There are many reasons to cut into an apple tree. If the tree is old and threatens your house, that's a good reason to cut it down. If a young tree is overcrowded in an orchard, it may need to be taken out. If a tree is diseased or dying, it should be removed to preserve the health of other plantings. Do everything you can to rehabilitate a mature apple tree before cutting it down and take every measure to ensure the health of a young apple tree if you are able.
Inspect an apple tree before you cut. Each one is different. When planning to take out the entire tree, predict where it may fall, and plan to take major branches down before felling the trunk, especially if higher branches are near power lines.
Put on gloves, hard hat and safety glasses to protect yourself from blisters, falling branches and debris that can cause injury.
For sapling apple trees, use long-handled pruning shears to clip them off at the ground line. That's all you need to do to remove the tree.

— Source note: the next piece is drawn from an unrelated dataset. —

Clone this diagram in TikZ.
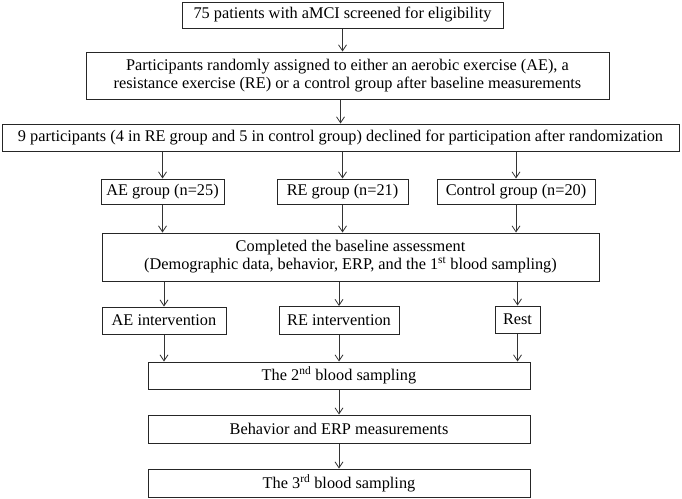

Cut branches away from the trunk of mature apple trees from the bottom up. Depending upon the diameter of the branches, you may do this with a set of pruning shears, a handsaw, a long-handled set of pruning shears or a chainsaw. Employ the tool that best fits the task.
Cut the trunk of a mature apple tree 6 inches from the ground line, at a 45-degree angle, with a chainsaw. Cut in the direction in which you want it to fall. Make sure it falls away from you, away from the side of your house, other trees and your neighbors' property.
Level off the stump near the ground line with the chainsaw and let it decay naturally over the next couple of years. As the stump softens and rots, plant hostas or other hardy perennials to mark the spot where your apple tree once stood.